Permettre aux Etats de maîtriser leur politique climatique

Le TCE est un frein à la transition énergétique. Il est urgent de s’en débarrasser pour permettre aux Etats de retrouver leur pleine souveraineté énergétique, c’est-à-dire leur capacité à maîtriser leurs choix de politique climatique.

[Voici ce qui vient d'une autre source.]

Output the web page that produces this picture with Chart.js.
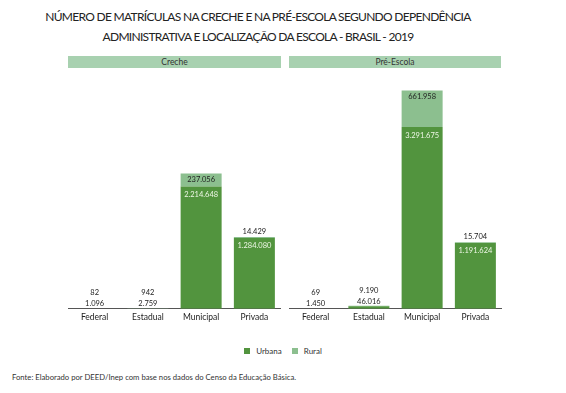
<!DOCTYPE html>
<html>
<head>
<meta charset="utf-8">
<script src="https://cdn.jsdelivr.net/npm/chart.js@4/dist/chart.umd.min.js"></script>
<style>
  body { margin: 0; background: #fff; font-family: Lato, "Open Sans", sans-serif; color: #222; }
  #page { position: relative; width: 566px; height: 393px; overflow: hidden; }
  .title { position: absolute; left: 0; width: 516px; text-align: center; font-size: 12px; letter-spacing: -0.7px; color: #222; }
  .band { position: absolute; top: 56px; height: 12px; background: #a8d1b0; font-size: 8.5px; line-height: 12px; text-align: center; color: #333; }
  .box { position: absolute; top: 88px; height: 237px; }
  #legend { position: absolute; top: 346px; left: 0; width: 566px; text-align: center; font-size: 8px; color: #333; }
  #legend span.sw { display: inline-block; width: 6px; height: 6px; margin: 0 6px 0 0; vertical-align: 0px; }
  #legend span.item { margin: 0 4px; }
  #fonte { position: absolute; left: 12px; top: 372px; font-size: 7.7px; color: #333; }
</style>
</head>
<body>
<div id="page">
  <div class="title" style="top:9px">NÚMERO DE MATRÍCULAS NA CRECHE E NA PRÉ-ESCOLA SEGUNDO DEPENDÊNCIA</div>
  <div class="title" style="top:29px">ADMINISTRATIVA E LOCALIZAÇÃO DA ESCOLA - BRASIL - 2019</div>
  <div class="band" style="left:68px;width:213px">Creche</div>
  <div class="band" style="left:289px;width:212px">Pré-Escola</div>
  <div class="box" style="left:68px;width:213px"><canvas id="creche"></canvas></div>
  <div class="box" style="left:289px;width:213px"><canvas id="preescola"></canvas></div>
  <div id="legend">
    <span class="item"><span class="sw" style="background:#52943e"></span>Urbana</span>
    <span class="item"><span class="sw" style="background:#8cbf8f"></span>Rural</span>
  </div>
  <div id="fonte">Fonte: Elaborado por DEED/Inep com base nos dados do Censo da Educação Básica.</div>
</div>
<script>
const categories = ['Federal', 'Estadual', 'Municipal', 'Privada'];
const crecheUrbana = [1096, 2759, 2214648, 1284080];
const crecheRural = [82, 942, 237056, 14429];
const preUrbana = [1450, 46016, 3291675, 1191624];
const preRural = [69, 9190, 661958, 15704];

const fmt = v => v.toLocaleString('de-DE');

// Draws the value labels the way the original report does
const valueLabels = {
    id: 'valueLabels',
    afterDatasetsDraw(chart) {
        const ctx = chart.ctx;
        const urb = chart.getDatasetMeta(0).data;
        const rur = chart.getDatasetMeta(1).data;
        ctx.save();
        ctx.font = '7.5px Lato, sans-serif';
        ctx.textAlign = 'center';
        ctx.textBaseline = 'middle';
        urb.forEach((bar, i) => {
            const uVal = chart.data.datasets[0].data[i];
            const rVal = chart.data.datasets[1].data[i];
            const uH = bar.base - bar.y;
            let uy;
            if (uH > 16) {
                uy = bar.y + 8;
                ctx.fillStyle = '#eef7e6';
            } else {
                uy = bar.y - 5;
                ctx.fillStyle = '#222';
            }
            ctx.fillText(fmt(uVal), bar.x, uy);

            const r = rur[i];
            const rH = r.base - r.y;
            let ry;
            if (rH > 12) {
                ry = r.y + 6;
            } else {
                ry = Math.min(r.y - 6, uy - 11);
            }
            ctx.fillStyle = '#222';
            ctx.fillText(fmt(rVal), r.x, ry);
        });
        ctx.restore();
    }
};

function makeChart(id, urbana, rural) {
    return new Chart(document.getElementById(id), {
        type: 'bar',
        data: {
            labels: categories,
            datasets: [
                { label: 'Urbana', data: urbana, backgroundColor: '#52943e' },
                { label: 'Rural', data: rural, backgroundColor: '#8cbf8f' }
            ]
        },
        options: {
            responsive: true,
            maintainAspectRatio: false,
            animation: false,
            layout: { padding: 0 },
            datasets: { bar: { barPercentage: 0.77, categoryPercentage: 1 } },
            plugins: {
                legend: { display: false },
                tooltip: { enabled: false }
            },
            scales: {
                x: {
                    stacked: true,
                    grid: { display: false, drawTicks: false, tickLength: 0 },
                    border: { display: true, color: '#555', width: 1 },
                    ticks: { color: '#222', font: { family: 'Lato', size: 8.5 }, padding: 3 }
                },
                y: {
                    stacked: true,
                    display: false,
                    min: 0,
                    max: 4000000
                }
            }
        },
        plugins: [valueLabels]
    });
}

makeChart('creche', crecheUrbana, crecheRural);
makeChart('preescola', preUrbana, preRural);
</script>
</body>
</html>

Il n’est pas trop tard : une dernière réunion entre les pays signataires du TCE est prévue au mois de novembre prochain adopter un texte modernisé. Un recours citoyen a également été introduit devant la Convention européenne des Droits de l’Homme (CEDH) pour contraindre les Etats à se débarrasser du TCE qui fait obstacle aux droits des victimes du changement climatique. A l’instar de l’Italie en 2016, et alors que l’Espagne et les Pays-Bas viennent d’annoncer leur intention de se retirer du TCE, la France doit joindre les actes aux paroles et décider de reconquérir sa souveraineté énergétique en quittant le TCE, et en entraînant les Etats européens dans une sortie ordonnée de ce carcan. Alors que la France, par la voix de son ministre du Commerce extérieur Franck Riester, a rappelé en 2021 ne « plus vouloir de tribunaux d’arbitrage privés » dans le cadre de ses accords commerciaux, il serait incompréhensible qu’elle les défende lorsqu’ils dépossèdent les Etats de leur souveraineté énergétique. La France, que le président Macron présente comme « déterminée à faire partie des premiers pays au monde à sortir des énergies fossiles » doit faire preuve de cohérence et d’exemplarité en renonçant à un traité qui fait obstacle aux objectifs de l’accord de Paris sur le climat.

Tribune publiée sur le site de L’Obs le 18 juillet 2022.